Has your Twitter felt a bit crowded lately? As if you’re having a pleasant conversation at a restaurant, when suddenly the guy at the table next to you decides to speak five ticks louder on the volume nob? You want to continue chatting about whatever it was, but you can’t hear yourself think, because this wise guy believes the entire diner needs to hear his plan to save democracy using some obscure methodology he acquired from a Dark Souls 3 strategy guide. If that sounds like your Twitter timeline, blame the rise and rise and rise of the tweetstorm.

Way back in 2014, BuzzFeed’s Charlie Warzel warned us about the increasing popularity of the tweetstorm, a cheeky name for when someone spams your Twitter timeline with dozens of tweets, shirking the very 140-character limit meant to prevent such impassioned and poorly edited rants. The piece concluded with a prophecy that, following the 2016 election, came to fruition:

Imagine, for a moment, a future version of Twitter where the tweetstorm™ convention spreads, bleeding first through the tech venture capital and entrepreneur community. Then the tech reporters catch on, issuing long monologues on the future of the industry/a given product. Tweetstorms™ are rebutted by other tweetstorms™, which is manageable and contained in a niche media sphere until Politics Twitter catches on. Always on the lookout for a new broadcast platform, the tweetstorm™ spreads from reporters to pundits and think tanks and then to the politicians themselves. Once a frenetic but followable place, your timeline is now virtually destroyed by an avalanche of soliloquies.

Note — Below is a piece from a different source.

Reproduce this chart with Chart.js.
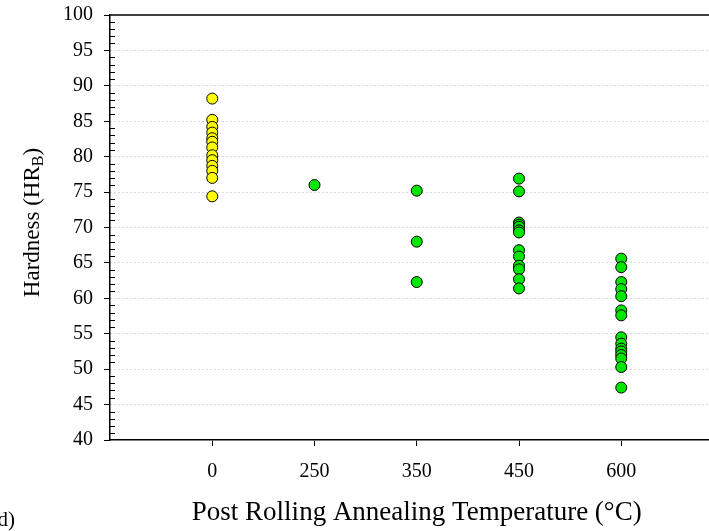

So, how do we stop the tweetstorm? Frankly, I do not know if tweetstorms can be obliterated from planet Earth. Like any vice, their temptation is too tempting (Fact: any given tweetstorm commits no less than two of the seven deadly sins.) But we can, if we work together, reduce the number of Tweetstorms, and thereby purify the noise pollution on our timelines.

We must educate. And so, here is a concise and helpful tweetstorm guide.


How to write a tweetstorm

Step 1: Go to Medium

Medium is a blogging platform with a beautiful, simple design.

Step 2: Create an account

It’s easy: You can create a Medium page using your Twitter log-in.

Step: Click “write a story”

A story is like a tweet, but without a word limit.

Step 4: Write your entire tweetstorm

You don’t have to worry about writing everything as a stream-of-consciousness brain dump. Medium doesn’t publish a story until you tell it to, so you have time to edit, revise, and even add images, quotes, or hyperlinks to supporting text.

Step 5: Click publish

Congratulations! You are a published writer!

Step 6: Share the link on Twitter

If you crave that old tweetstorm feeling, you can introduce the link with something noble like: “Here’s my latest tweetstorm. Because I respect your time and virtual space, I published it on my Medium page.”


I recognize a six-step process may sound like a lot of work, but consider this: tweetstorm are quite often awful. That isn’t to say they’re valueless. Tweetstorms are immediate means of communication, and can spread a lot of knowledge without the formality of a blog post. But if you have 50 tweets worth of text on how Clinton could have retooled her Michigan ground game, how Trump’s presidency was predicted by a children’s TV show, or how you have found the perfect recipe for pancakes, please consider this guide.